[Start of Working data]

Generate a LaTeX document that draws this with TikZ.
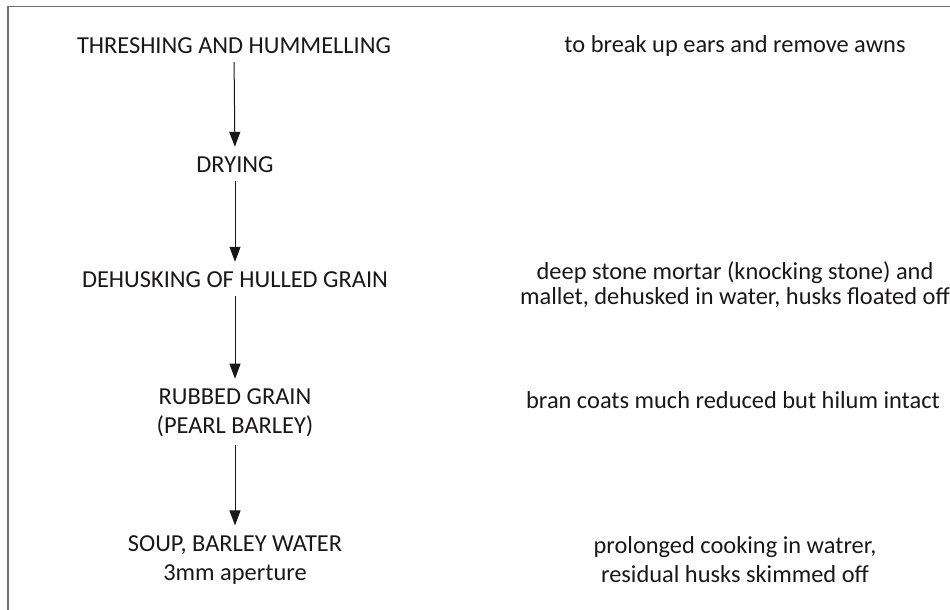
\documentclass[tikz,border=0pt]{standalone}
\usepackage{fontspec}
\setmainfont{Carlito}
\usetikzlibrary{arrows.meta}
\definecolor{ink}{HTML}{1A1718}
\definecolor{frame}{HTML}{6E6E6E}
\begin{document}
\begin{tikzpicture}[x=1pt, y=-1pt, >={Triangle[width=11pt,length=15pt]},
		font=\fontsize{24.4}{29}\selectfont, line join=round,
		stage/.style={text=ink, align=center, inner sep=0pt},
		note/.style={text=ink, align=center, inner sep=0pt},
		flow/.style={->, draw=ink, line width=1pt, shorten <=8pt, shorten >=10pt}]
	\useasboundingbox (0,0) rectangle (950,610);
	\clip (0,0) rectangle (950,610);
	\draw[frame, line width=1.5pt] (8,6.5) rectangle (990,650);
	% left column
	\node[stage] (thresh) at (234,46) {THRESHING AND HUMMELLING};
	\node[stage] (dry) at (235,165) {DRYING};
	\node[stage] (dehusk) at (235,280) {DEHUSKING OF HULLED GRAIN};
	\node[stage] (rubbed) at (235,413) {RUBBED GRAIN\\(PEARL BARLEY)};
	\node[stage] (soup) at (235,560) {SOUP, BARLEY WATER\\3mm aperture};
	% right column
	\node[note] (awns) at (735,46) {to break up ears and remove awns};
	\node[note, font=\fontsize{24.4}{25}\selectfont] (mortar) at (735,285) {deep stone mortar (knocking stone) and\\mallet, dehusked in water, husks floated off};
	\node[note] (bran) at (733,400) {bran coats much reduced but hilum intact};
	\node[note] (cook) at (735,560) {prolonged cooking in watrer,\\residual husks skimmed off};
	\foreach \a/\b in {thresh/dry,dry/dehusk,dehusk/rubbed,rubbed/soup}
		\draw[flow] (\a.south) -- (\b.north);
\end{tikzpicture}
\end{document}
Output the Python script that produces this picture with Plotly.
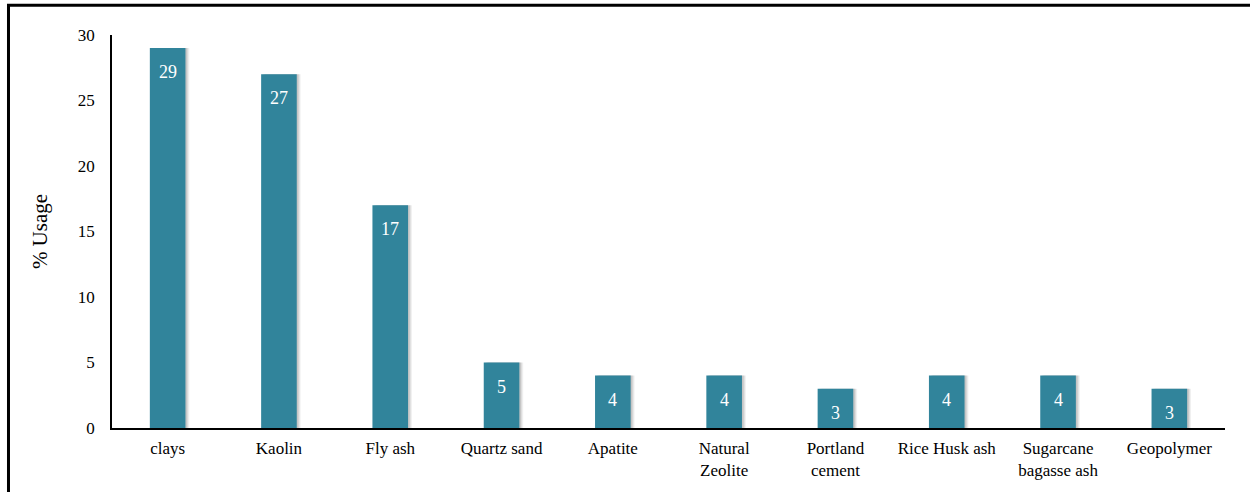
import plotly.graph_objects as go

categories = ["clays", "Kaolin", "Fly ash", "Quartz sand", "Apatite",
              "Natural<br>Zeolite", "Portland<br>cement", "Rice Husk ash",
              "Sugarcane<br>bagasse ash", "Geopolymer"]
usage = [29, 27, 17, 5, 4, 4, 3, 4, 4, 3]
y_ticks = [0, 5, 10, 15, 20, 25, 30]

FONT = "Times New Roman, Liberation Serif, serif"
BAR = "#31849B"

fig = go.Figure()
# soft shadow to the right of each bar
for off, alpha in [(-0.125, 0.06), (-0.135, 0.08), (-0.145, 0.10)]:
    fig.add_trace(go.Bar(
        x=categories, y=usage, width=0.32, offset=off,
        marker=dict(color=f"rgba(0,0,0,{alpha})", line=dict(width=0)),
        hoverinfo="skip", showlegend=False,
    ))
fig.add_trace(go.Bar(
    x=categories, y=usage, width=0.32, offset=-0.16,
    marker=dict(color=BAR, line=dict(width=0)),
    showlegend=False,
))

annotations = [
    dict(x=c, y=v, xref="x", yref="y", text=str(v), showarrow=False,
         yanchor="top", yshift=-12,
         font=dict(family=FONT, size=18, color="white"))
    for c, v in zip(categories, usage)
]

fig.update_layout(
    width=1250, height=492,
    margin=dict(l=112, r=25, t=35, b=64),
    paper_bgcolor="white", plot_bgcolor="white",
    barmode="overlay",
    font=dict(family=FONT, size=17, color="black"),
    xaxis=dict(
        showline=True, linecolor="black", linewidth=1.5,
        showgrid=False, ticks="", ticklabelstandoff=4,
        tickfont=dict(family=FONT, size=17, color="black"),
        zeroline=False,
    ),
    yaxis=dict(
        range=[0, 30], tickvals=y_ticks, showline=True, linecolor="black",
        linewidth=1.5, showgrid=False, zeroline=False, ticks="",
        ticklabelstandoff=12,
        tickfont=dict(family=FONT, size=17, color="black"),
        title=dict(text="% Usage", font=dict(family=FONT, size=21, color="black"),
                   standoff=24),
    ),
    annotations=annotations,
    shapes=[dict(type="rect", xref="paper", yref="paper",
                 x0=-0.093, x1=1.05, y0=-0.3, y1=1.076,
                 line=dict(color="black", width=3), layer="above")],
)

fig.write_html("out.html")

[End of Working data]

Take the lines from the first line of the entries through the line with "import plotly.graph_objects as go", inclusive, and give them again exactly, minus any pictures.

**Expected output:**
Generate a LaTeX document that draws this with TikZ.
\documentclass[tikz,border=0pt]{standalone}
\usepackage{fontspec}
\setmainfont{Carlito}
\usetikzlibrary{arrows.meta}
\definecolor{ink}{HTML}{1A1718}
\definecolor{frame}{HTML}{6E6E6E}
\begin{document}
\begin{tikzpicture}[x=1pt, y=-1pt, >={Triangle[width=11pt,length=15pt]},
		font=\fontsize{24.4}{29}\selectfont, line join=round,
		stage/.style={text=ink, align=center, inner sep=0pt},
		note/.style={text=ink, align=center, inner sep=0pt},
		flow/.style={->, draw=ink, line width=1pt, shorten <=8pt, shorten >=10pt}]
	\useasboundingbox (0,0) rectangle (950,610);
	\clip (0,0) rectangle (950,610);
	\draw[frame, line width=1.5pt] (8,6.5) rectangle (990,650);
	% left column
	\node[stage] (thresh) at (234,46) {THRESHING AND HUMMELLING};
	\node[stage] (dry) at (235,165) {DRYING};
	\node[stage] (dehusk) at (235,280) {DEHUSKING OF HULLED GRAIN};
	\node[stage] (rubbed) at (235,413) {RUBBED GRAIN\\(PEARL BARLEY)};
	\node[stage] (soup) at (235,560) {SOUP, BARLEY WATER\\3mm aperture};
	% right column
	\node[note] (awns) at (735,46) {to break up ears and remove awns};
	\node[note, font=\fontsize{24.4}{25}\selectfont] (mortar) at (735,285) {deep stone mortar (knocking stone) and\\mallet, dehusked in water, husks floated off};
	\node[note] (bran) at (733,400) {bran coats much reduced but hilum intact};
	\node[note] (cook) at (735,560) {prolonged cooking in watrer,\\residual husks skimmed off};
	\foreach \a/\b in {thresh/dry,dry/dehusk,dehusk/rubbed,rubbed/soup}
		\draw[flow] (\a.south) -- (\b.north);
\end{tikzpicture}
\end{document}
Output the Python script that produces this picture with Plotly.
import plotly.graph_objects as go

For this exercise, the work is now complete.